Au Québec, les partis de l’opposition sont-ils confinés au silence?

2020/04/22 | Par André Jacob

L’auteur est professeur retraité de l’UQAM

Pendant qu’à Ottawa, on rétablit une certaine forme de vie parlementaire démocratique, l’Assemblée nationale du Québec semble morte. Les partis de l’opposition sont laissés dans l’ombre, sans voix. Le premier ministre et quelques ministres occupent toute la scène. Les journalistes jouent la carte de la collaboration, des passeurs de message et de la complaisance malgré quelques questions critiques et dérangeantes à l’occasion. Heureusement, quelques chroniqueurs apportent des points de vue et des analyses en cherchant un sens à différentes situations, par exemple, l’envoi des médecins spécialistes dans les CSHLD et bien d’autres enjeux cruciaux.

Pendant ce temps, la population reste béate, engourdie par l’ampleur du drame qui se joue sous son regard incrédule. Notre sentiment d’impuissance s’approfondit de jour en jour même si les questionnements semblent presque interdits… Malgré tout, tout semble bien aller puisque les cris du cœur du premier ministre lui valent des scores de popularité absolument incroyables. 

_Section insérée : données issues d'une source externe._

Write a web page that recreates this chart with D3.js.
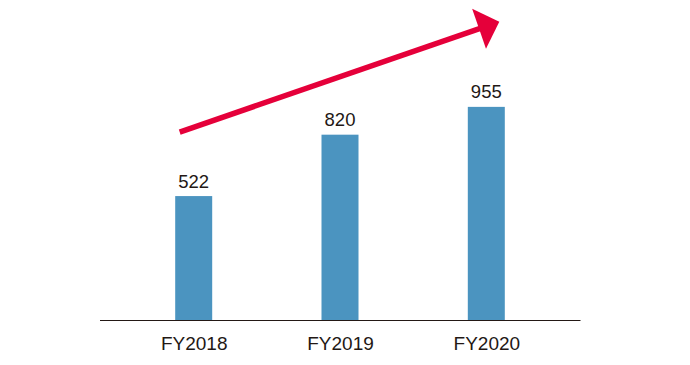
<!DOCTYPE html>
<html>
<head>
<meta charset="utf-8">
<title>FY sales</title>
<script src="https://cdn.jsdelivr.net/npm/d3@7/dist/d3.min.js"></script>
<style>
  body { margin: 0; background: #fff; }
  text { font-family: "Liberation Sans", Arial, Helvetica, sans-serif; fill: #231815; }
</style>
</head>
<body>
<svg id="chart" width="690" height="365"></svg>
<script>
// data
const years = ["FY2018", "FY2019", "FY2020"];
const values = [522, 820, 955];

const svg = d3.select("#chart");
const baseY = 320.5;

// scales
const x = d3.scalePoint().domain(years).range([193.7, 486.3]);
const y = d3.scaleLinear().domain([-82, 1000]).range([baseY, 97.6]);
const barW = 37;

// bars
svg.append("g")
  .selectAll("rect")
  .data(values)
  .join("rect")
    .attr("x", (d, i) => x(years[i]) - barW / 2)
    .attr("y", d => y(d))
    .attr("width", barW)
    .attr("height", d => baseY - y(d))
    .attr("fill", "#4b94c0");

// value labels
svg.append("g")
  .selectAll("text")
  .data(values)
  .join("text")
    .attr("x", (d, i) => x(years[i]))
    .attr("y", d => y(d) - 8.5)
    .attr("text-anchor", "middle")
    .style("font-size", "18.5px")
    .text(d => d);

// baseline
svg.append("line")
  .attr("x1", 100).attr("x2", 580.5)
  .attr("y1", baseY).attr("y2", baseY)
  .attr("stroke", "#231815")
  .attr("stroke-width", 1.2);

// category axis
const ax = svg.append("g")
  .attr("transform", `translate(0,${baseY})`)
  .call(d3.axisBottom(x).tickSize(0));
ax.select(".domain").remove();
ax.selectAll("text")
  .attr("y", 29.5)
  .attr("dy", 0)
  .style("font-size", "19px")
  .style("font-family", "'Liberation Sans', Arial, Helvetica, sans-serif")
  .attr("fill", "#231815");

// growth arrow (decoration)
const x0 = x(years[0]) - 14, y0 = y(values[0]) - 64;
const tipX = x(years[2]) + 13, tipY = 21.7;
const ang = Math.atan2(tipY - y0, tipX - x0);
const headLen = 21.4, headHalf = 21.2;
const bx = tipX - headLen * Math.cos(ang), by = tipY - headLen * Math.sin(ang);

svg.append("line")
  .attr("x1", x0).attr("y1", y0)
  .attr("x2", bx + 2 * Math.cos(ang)).attr("y2", by + 2 * Math.sin(ang))
  .attr("stroke", "#e5003a")
  .attr("stroke-width", 5.5);

svg.append("path")
  .attr("d", d3.line()([
    [tipX, tipY],
    [bx - headHalf * Math.sin(ang), by + headHalf * Math.cos(ang)],
    [bx + headHalf * Math.sin(ang), by - headHalf * Math.cos(ang)]
  ]) + "Z")
  .attr("fill", "#e5003a");
</script>
</body>
</html>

Pendant ce temps, la saga des manques, des risques, des improvisations et des volte-face nous étourdit. Certes, le gouvernement en place a la responsabilité de gérer la crise au meilleur de sa connaissance, mais la CAQ, détentrice de la majorité à l’Assemblée nationale, représente une ligne de pensée, pas nécessairement tous les courants d’idées et de débats au sein de la société.

Les citoyens et les citoyennes ont le droit d’entendre ce que les partis de l’opposition ont à dire par rapport à tel ou tel enjeu, à tel ou tel objectif ou encore à telle ou telle stratégie d’intervention de l’État dans les circonstances. Ils représentent nos voix. Nous attendons d’autres sons de cloche dans cette conjoncture tragique décourageante. 

Les questions qui nous habitent sont lourdes de sens. Nous réalisons que les avancées impressionnantes de la science et de la technologie en matière de santé ne suffisent pas à régler tous les problèmes. En outre, les systèmes et les structures pharaonesques mises ne place n’arrivent pas à garantir le bien-être et la vie saine de la population. Les objectifs et les stratégies de prévention semblent inefficaces ou dépassées. Les systèmes hospitalo-centrés se concentrent toujours plus les structures, les affaires pharmaceutiques et la marchandisation de la médecine.

Certes, les temps actuels ne sont pas propices à de tels débats de société, mais rien n’empêche qu’au-delà de la critique, entendre toutes les voix dans la recherche de solutions aux problèmes de l’heure apporteraient peut-être de l’eau au moulin et des perspectives nouvelles. Il est temps de rappeler que les élus.e.s représentent la population. Leur parole est importante dans une démocratie active et vivante. Le virus ne devrait donc pas tuer les débats démocratiques.